**Request**: Begin with the first line below and retype each line exactly through the line containing "x_ticks = [0, 20, 40, 60, 80, 100]". Any pictures are to be left out.

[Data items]
_ _ _ _
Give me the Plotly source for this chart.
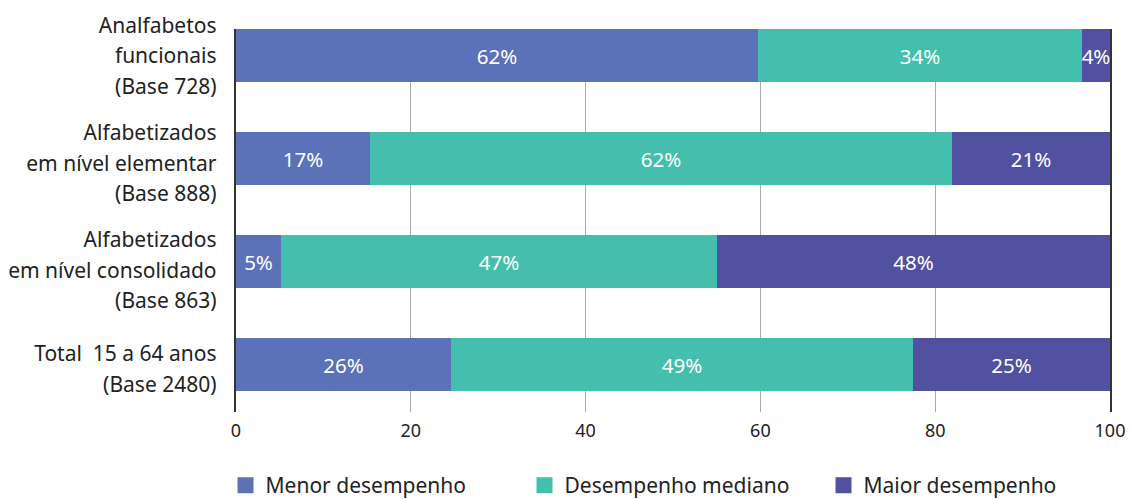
import plotly.graph_objects as go

category_lines = [
    ["Analfabetos", "funcionais", "(Base 728)"],
    ["Alfabetizados", "em nível elementar", "(Base 888)"],
    ["Alfabetizados", "em nível consolidado", "(Base 863)"],
    ["Total  15 a 64 anos", "(Base 2480)"],
]
series_names = ["Menor desempenho", "Desempenho mediano", "Maior desempenho"]
# bar lengths as drawn in the reference
menor_values = [59.7, 15.3, 5.2, 24.6]
mediano_values = [37.1, 66.6, 49.8, 52.9]
maior_values = [3.2, 18.1, 45.0, 22.5]
# printed labels
menor_labels = ["62%", "17%", "5%", "26%"]
mediano_labels = ["34%", "62%", "47%", "49%"]
maior_labels = ["4%", "21%", "48%", "25%"]
x_ticks = [0, 20, 40, 60, 80, 100]

# ---- styling / layout constants ----
colors = ["#5b72b8", "#45bfad", "#5250a1"]
FONT = "Noto Sans"
TXT = "#222222"
W, H = 1130, 500
M_T, M_B, M_L, M_R = 29, 88, 236, 20
Y_RANGE = [3.46, -0.2575]
LABEL_PX = 21          # visible size of category label text
LINE_PX = 23.5         # sets the line spacing (1.3 x) of category labels
# vertical shift (px) of each label block relative to its bar centre
block_shift_px = [-0.5, 3.9, 8.0, 3.5]

values = [menor_values, mediano_values, maior_values]
labels = [menor_labels, mediano_labels, maior_labels]
ypos = list(range(len(category_lines)))

plot_h = H - M_T - M_B
px_per_unit = plot_h / abs(Y_RANGE[0] - Y_RANGE[1])
tick_vals = [i + s / px_per_unit for i, s in zip(ypos, block_shift_px)]
tick_text = [
    "<br>".join(f'<span style="font-size:{LABEL_PX}px">{ln}</span>' for ln in lines)
    for lines in category_lines
]

fig = go.Figure()
for name, vals, labs, col in zip(series_names, values, labels, colors):
    fig.add_trace(go.Bar(
        name=name, y=ypos, x=vals, orientation="h",
        marker=dict(color=col, line=dict(width=0)),
        text=labs, texttemplate="%{text}", textposition="inside", textangle=0,
        insidetextanchor="middle", constraintext="none",
        textfont=dict(color="white", size=20.5, family=FONT),
        width=0.515, hoverinfo="skip", showlegend=False,
    ))
# legend entries (square markers)
for name, col in zip(series_names, colors):
    fig.add_trace(go.Scatter(
        x=[None], y=[None], mode="markers", name=name,
        marker=dict(symbol="square", size=22, color=col),
        showlegend=True, hoverinfo="skip",
    ))

fig.update_layout(
    barmode="stack",
    width=W, height=H,
    margin=dict(l=M_L, r=M_R, t=M_T, b=M_B, autoexpand=False),
    paper_bgcolor="white", plot_bgcolor="white",
    font=dict(family=FONT, color=TXT),
    showlegend=True,
    legend=dict(orientation="h", x=-0.012, xanchor="left", y=-(M_B + 6) / plot_h,
                yanchor="bottom",
                font=dict(size=21, color=TXT), traceorder="normal",
                itemwidth=30, entrywidth=254, entrywidthmode="pixels"),
    bargap=0,
)
fig.update_xaxes(
    range=[0, 100], tickvals=x_ticks, showgrid=True, gridcolor="#aaaaaa", gridwidth=1,
    zeroline=False, showline=False, ticks="", tickfont=dict(size=18, color=TXT),
    ticklabelstandoff=6, fixedrange=True, automargin=False,
)
fig.update_yaxes(
    range=Y_RANGE, tickvals=tick_vals, ticktext=tick_text, showgrid=False,
    zeroline=False, showline=True, mirror=True, linecolor="#333333", linewidth=1.5,
    ticks="", tickfont=dict(size=LINE_PX, color=TXT), ticklabelstandoff=13,
    fixedrange=True, automargin=False,
)
fig.write_html("out.html", config={"displayModeBar": False},
               post_script="document.body.style.margin='0px';")
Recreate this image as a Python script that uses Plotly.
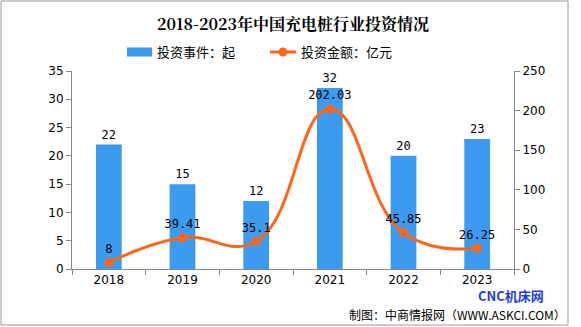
import plotly.graph_objects as go

years = ["2018", "2019", "2020", "2021", "2022", "2023"]
events = [22, 15, 12, 32, 20, 23]
amounts = [8, 39.41, 35.1, 202.03, 45.85, 26.25]
amount_labels = ["8", "39.41", "35.1", "202.03", "45.85", "26.25"]
series_names = ["投资事件：起", "投资金额：亿元"]

W, H = 581, 327
L, R, T, B = 72, 514, 71, 269
pw, ph = R - L, B - T

def px(x):
    return (x - L) / pw

def py(y):
    return (B - y) / ph

FONT = "Noto Sans CJK SC, DejaVu Sans, sans-serif"
BLUE = "#3D9BEF"
ORANGE = "#FF661A"

fig = go.Figure()
fig.add_trace(go.Bar(
    x=years, y=events, name=series_names[0],
    marker=dict(color=BLUE, line=dict(width=0)),
    width=0.35,
    text=[str(v) for v in events], textposition="outside",
    textfont=dict(size=12, color="#000000", family="DejaVu Sans Mono, monospace"),
    cliponaxis=False,
    yaxis="y",
))
fig.add_trace(go.Scatter(
    x=years, y=amounts, name=series_names[1],
    mode="lines+markers+text",
    line=dict(color=ORANGE, width=3, shape="spline", smoothing=1.3),
    marker=dict(color=ORANGE, size=9),
    text=amount_labels, textposition="top center",
    textfont=dict(size=12, color="#000000", family="DejaVu Sans Mono, monospace"),
    cliponaxis=False,
    yaxis="y2",
))

axis_common = dict(
    showgrid=False, zeroline=False, showline=True, linecolor="#888888", linewidth=1,
    ticks="outside", ticklen=5, tickcolor="#888888",
    tickfont=dict(size=12, color="#000000", family="DejaVu Sans, sans-serif"),
)

legend_y = 52
shapes = [
    dict(type="rect", xref="paper", yref="paper",
         x0=px(1), x1=px(568), y0=py(325), y1=py(1),
         line=dict(color="#999999", width=1), fillcolor="rgba(0,0,0,0)", layer="below"),
    dict(type="rect", xref="paper", yref="paper",
         x0=px(127), x1=px(152), y0=py(legend_y + 4.5), y1=py(legend_y - 4.5),
         line=dict(width=0), fillcolor=BLUE),
    dict(type="line", xref="paper", yref="paper",
         x0=px(270), x1=px(296), y0=py(legend_y), y1=py(legend_y),
         line=dict(color=ORANGE, width=3)),
    dict(type="circle", xref="paper", yref="paper",
         x0=px(278.5), x1=px(287.5), y0=py(legend_y + 4.5), y1=py(legend_y - 4.5),
         line=dict(width=0), fillcolor=ORANGE),
]

fig.update_layout(
    width=W, height=H,
    margin=dict(l=L, r=W - R, t=T, b=H - B, pad=0),
    paper_bgcolor="#FFFFFF", plot_bgcolor="#FFFFFF",
    font=dict(family=FONT, color="#000000"),
    showlegend=False,
    xaxis=dict(**axis_common, type="category", tickson="boundaries"),
    yaxis=dict(**axis_common, range=[0, 35], dtick=5),
    yaxis2=dict(**axis_common, range=[0, 250], dtick=50, overlaying="y", side="right"),
    title=dict(
        text="<b>2018-2023年中国充电桩行业投资情况</b>",
        x=0.5, xref="paper", xanchor="center",
        y=1 - 24 / H, yanchor="middle",
        font=dict(size=16, family="Noto Serif CJK SC, Noto Sans CJK SC, serif", color="#000000"),
    ),
    shapes=shapes,
    annotations=[
        dict(text=series_names[0], xref="paper", yref="paper",
             x=px(155), y=py(legend_y), xanchor="left", yanchor="middle", showarrow=False,
             font=dict(size=13, color="#000000", family=FONT)),
        dict(text=series_names[1], xref="paper", yref="paper",
             x=px(299), y=py(legend_y), xanchor="left", yanchor="middle", showarrow=False,
             font=dict(size=13, color="#000000", family=FONT)),
        dict(text="<b>CNC机床网</b>", xref="paper", yref="paper",
             x=px(545), y=py(295), xanchor="right", yanchor="middle", showarrow=False,
             borderpad=0,
             font=dict(size=13, color="#1F3FE0", family="Noto Sans CJK SC, sans-serif")),
        dict(text="制图：中商情报网（WWW.ASKCI.COM）", xref="paper", yref="paper",
             x=px(567), y=py(314), xanchor="right", yanchor="middle", showarrow=False,
             borderpad=0,
             font=dict(size=12, color="#000000", family=FONT)),
    ],
)

fig.write_html("out.html")
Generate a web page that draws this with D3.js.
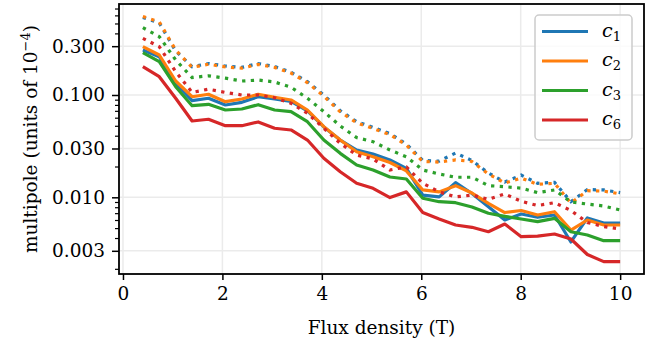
<!DOCTYPE html>
<html>
<head>
<meta charset="utf-8">
<script src="https://cdn.jsdelivr.net/npm/d3@7"></script>
<style>
  body { margin: 0; background: #fff; }
  text { font-family: "DejaVu Serif", serif; }
</style>
</head>
<body>
<div id="chart"></div>
<script>
/* Multipole vs flux density - log scale */

const fluxDensity = [0.40, 0.73, 1.06, 1.39, 1.72, 2.06, 2.39, 2.72, 3.05, 3.38,
  3.71, 4.04, 4.37, 4.70, 5.03, 5.37, 5.70, 6.03, 6.36, 6.69,
  7.02, 7.35, 7.68, 8.01, 8.34, 8.68, 9.01, 9.34, 9.67, 10.00];

// solid lines
const c1Solid = [0.275, 0.237, 0.130, 0.0880, 0.0929, 0.0798, 0.0848, 0.0962, 0.0914, 0.0864,
  0.0698, 0.0487, 0.0363, 0.0290, 0.0265, 0.0232, 0.0192, 0.0105, 0.0101, 0.0139,
  0.0109, 0.00809, 0.00600, 0.00687, 0.00638, 0.00671, 0.00366, 0.00628, 0.00561, 0.00561];
const c2Solid = [0.297, 0.246, 0.137, 0.0962, 0.1016, 0.0860, 0.0914, 0.1016, 0.0950, 0.0894,
  0.0713, 0.0490, 0.0363, 0.0279, 0.0249, 0.0219, 0.0181, 0.0118, 0.0113, 0.0130,
  0.0110, 0.00874, 0.00710, 0.00743, 0.00671, 0.00723, 0.00479, 0.00600, 0.00536, 0.00536];
const c3Solid = [0.259, 0.212, 0.1205, 0.0786, 0.0811, 0.0713, 0.0730, 0.0804, 0.0713, 0.0687,
  0.0548, 0.0363, 0.0269, 0.0207, 0.0185, 0.0158, 0.0151, 0.00978, 0.00906, 0.00886,
  0.00804, 0.00698, 0.00652, 0.00614, 0.00578, 0.00623, 0.00461, 0.00428, 0.00377, 0.00377];
const c6Solid = [0.189, 0.151, 0.0929, 0.0557, 0.0579, 0.0501, 0.0501, 0.0545, 0.0473, 0.0455,
  0.0363, 0.0241, 0.0178, 0.0137, 0.01225, 0.00995, 0.0113, 0.00710, 0.00614, 0.00536,
  0.00509, 0.00461, 0.00548, 0.00412, 0.00417, 0.00438, 0.00391, 0.00276, 0.00235, 0.00235];

// dotted lines
const c1Dotted = [0.572, 0.506, 0.269, 0.189, 0.203, 0.192, 0.186, 0.203, 0.190, 0.167,
  0.135, 0.100, 0.0702, 0.0548, 0.0483, 0.0420, 0.0332, 0.0229, 0.0226, 0.0271,
  0.0229, 0.0173, 0.0141, 0.0165, 0.0137, 0.0140, 0.00906, 0.0119, 0.0118, 0.0111];
const c2Dotted = [0.585, 0.517, 0.275, 0.186, 0.200, 0.188, 0.183, 0.199, 0.186, 0.164,
  0.132, 0.0975, 0.0685, 0.0535, 0.0471, 0.0410, 0.0324, 0.0224, 0.0221, 0.0232,
  0.0224, 0.0169, 0.0138, 0.0154, 0.0134, 0.0137, 0.00880, 0.0116, 0.0115, 0.0108];
const c3Dotted = [0.455, 0.372, 0.220, 0.148, 0.154, 0.146, 0.137, 0.140, 0.134, 0.119,
  0.0929, 0.0687, 0.0498, 0.0383, 0.0350, 0.0290, 0.0249, 0.0185, 0.0169, 0.0157,
  0.0157, 0.0130, 0.0127, 0.0123, 0.0111, 0.0118, 0.0090, 0.0086, 0.00822, 0.00751];
const c6Dotted = [0.358, 0.297, 0.169, 0.106, 0.114, 0.106, 0.100, 0.100, 0.0941, 0.0830,
  0.0662, 0.0473, 0.0337, 0.0259, 0.0237, 0.0185, 0.0198, 0.0137, 0.0113, 0.0101,
  0.0105, 0.00956, 0.0108, 0.00914, 0.00831, 0.00886, 0.00743, 0.00567, 0.00518, 0.00490];

const legendSubscripts = ['1', '2', '3', '6'];
const xTicks = [0, 2, 4, 6, 8, 10];
const yMajorTicks = [0.003, 0.01, 0.03, 0.1, 0.3];
const yTickLabels = ['0.003', '0.010', '0.030', '0.100', '0.300'];
const yMinorTicks = [0.002, 0.004, 0.005, 0.006, 0.007, 0.008, 0.009,
  0.02, 0.04, 0.05, 0.06, 0.07, 0.08, 0.09, 0.2, 0.4, 0.5, 0.6, 0.7];

const colors = ['#1f77b4', '#ff7f0e', '#2ca02c', '#d62728'];
const solidSeries = [c1Solid, c2Solid, c3Solid, c6Solid];
const dottedSeries = [c1Dotted, c2Dotted, c3Dotted, c6Dotted];

// Dimensions
const width = 657;
const height = 347;
const margin = { top: 4, right: 13, bottom: 73, left: 119 };
const fontSize = '18.5px';

const svg = d3.select('#chart')
  .append('svg')
  .attr('width', width)
  .attr('height', height);

// Scales
const x = d3.scaleLinear()
  .domain([-0.08, 10.48])
  .range([margin.left, width - margin.right]);

const y = d3.scaleLog()
  .domain([0.00178, 0.775])
  .range([height - margin.bottom, margin.top]);

const gridColor = '#ebebeb';

// Grid
svg.append('g')
  .selectAll('line')
  .data(xTicks)
  .enter()
  .append('line')
  .attr('x1', d => x(d))
  .attr('x2', d => x(d))
  .attr('y1', margin.top)
  .attr('y2', height - margin.bottom)
  .attr('stroke', gridColor)
  .attr('stroke-width', 1.5);

svg.append('g')
  .selectAll('line')
  .data(yMajorTicks)
  .enter()
  .append('line')
  .attr('x1', margin.left)
  .attr('x2', width - margin.right)
  .attr('y1', d => y(d))
  .attr('y2', d => y(d))
  .attr('stroke', gridColor)
  .attr('stroke-width', 1.5);

// Lines
const line = d3.line()
  .x((d, i) => x(fluxDensity[i]))
  .y(d => y(d));

const plotG = svg.append('g');
colors.forEach((color, i) => {
  plotG.append('path')
    .datum(solidSeries[i])
    .attr('d', line)
    .attr('fill', 'none')
    .attr('stroke', color)
    .attr('stroke-width', 3.2)
    .attr('stroke-linejoin', 'round');

  plotG.append('path')
    .datum(dottedSeries[i])
    .attr('d', line)
    .attr('fill', 'none')
    .attr('stroke', color)
    .attr('stroke-width', 3.2)
    .attr('stroke-dasharray', '3.3,5.4');
});

// Axes
const xAxis = svg.append('g')
  .attr('transform', `translate(0,${height - margin.bottom})`)
  .call(d3.axisBottom(x).tickValues(xTicks).tickSize(6).tickPadding(7).tickFormat(d3.format('d')));

const yAxis = svg.append('g')
  .attr('transform', `translate(${margin.left},0)`)
  .call(d3.axisLeft(y).tickValues(yMajorTicks).tickSize(7).tickPadding(7)
    .tickFormat((d, i) => yTickLabels[i]));

svg.append('g')
  .attr('transform', `translate(${margin.left},0)`)
  .call(d3.axisLeft(y).tickValues(yMinorTicks).tickSize(4).tickFormat(''))
  .call(g => g.select('.domain').remove())
  .selectAll('line')
  .attr('stroke-width', 1.2);

[xAxis, yAxis].forEach(ax => {
  ax.select('.domain').remove();
  ax.selectAll('line').attr('stroke', '#000').attr('stroke-width', 1.5);
  ax.selectAll('text')
    .attr('fill', '#000')
    .attr('font-size', fontSize)
    .style('font-family', '"DejaVu Serif", serif');
});

// Frame
svg.append('rect')
  .attr('x', margin.left)
  .attr('y', margin.top)
  .attr('width', width - margin.left - margin.right)
  .attr('height', height - margin.top - margin.bottom)
  .attr('fill', 'none')
  .attr('stroke', '#000')
  .attr('stroke-width', 1.8);

// Axis labels
svg.append('text')
  .attr('x', (margin.left + width - margin.right) / 2)
  .attr('y', 334)
  .attr('text-anchor', 'middle')
  .attr('font-size', fontSize)
  .text('Flux density (T)');

const yLabel = svg.append('text')
  .attr('transform', `translate(37,${(margin.top + height - margin.bottom) / 2}) rotate(-90)`)
  .attr('text-anchor', 'middle')
  .attr('font-size', fontSize);
yLabel.append('tspan').text('multipole (units of 10');
yLabel.append('tspan').attr('dy', -7).attr('font-size', '13px').text('\u22124');
yLabel.append('tspan').attr('dy', 7).text(')');

// Legend
const legend = svg.append('g');
legend.append('rect')
  .attr('x', 535)
  .attr('y', 15)
  .attr('width', 97)
  .attr('height', 125)
  .attr('rx', 4)
  .attr('fill', '#fff')
  .attr('fill-opacity', 0.8)
  .attr('stroke', '#cccccc')
  .attr('stroke-width', 1.5);

legendSubscripts.forEach((sub, i) => {
  const ly = 31.5 + i * 29.5;
  legend.append('line')
    .attr('x1', 542)
    .attr('x2', 588)
    .attr('y1', ly)
    .attr('y2', ly)
    .attr('stroke', colors[i])
    .attr('stroke-width', 3.2);
  const t = legend.append('text')
    .attr('x', 602)
    .attr('y', ly + 5)
    .attr('font-size', '19px');
  t.append('tspan').attr('font-style', 'italic').text('c');
  t.append('tspan').attr('dy', 4).attr('font-size', '13px').text(sub);
});
</script>
</body>
</html>
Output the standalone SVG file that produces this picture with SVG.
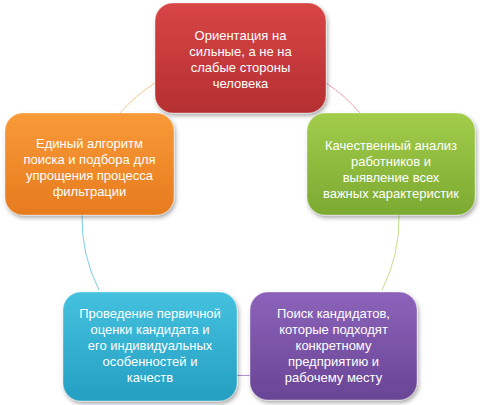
_ _ _ _
**Output for this exercise**:
Give me the Plotly source for this chart.
import plotly.graph_objects as go

category_lines = [
    ["Analfabetos", "funcionais", "(Base 728)"],
    ["Alfabetizados", "em nível elementar", "(Base 888)"],
    ["Alfabetizados", "em nível consolidado", "(Base 863)"],
    ["Total  15 a 64 anos", "(Base 2480)"],
]
series_names = ["Menor desempenho", "Desempenho mediano", "Maior desempenho"]
# bar lengths as drawn in the reference
menor_values = [59.7, 15.3, 5.2, 24.6]
mediano_values = [37.1, 66.6, 49.8, 52.9]
maior_values = [3.2, 18.1, 45.0, 22.5]
# printed labels
menor_labels = ["62%", "17%", "5%", "26%"]
mediano_labels = ["34%", "62%", "47%", "49%"]
maior_labels = ["4%", "21%", "48%", "25%"]
x_ticks = [0, 20, 40, 60, 80, 100]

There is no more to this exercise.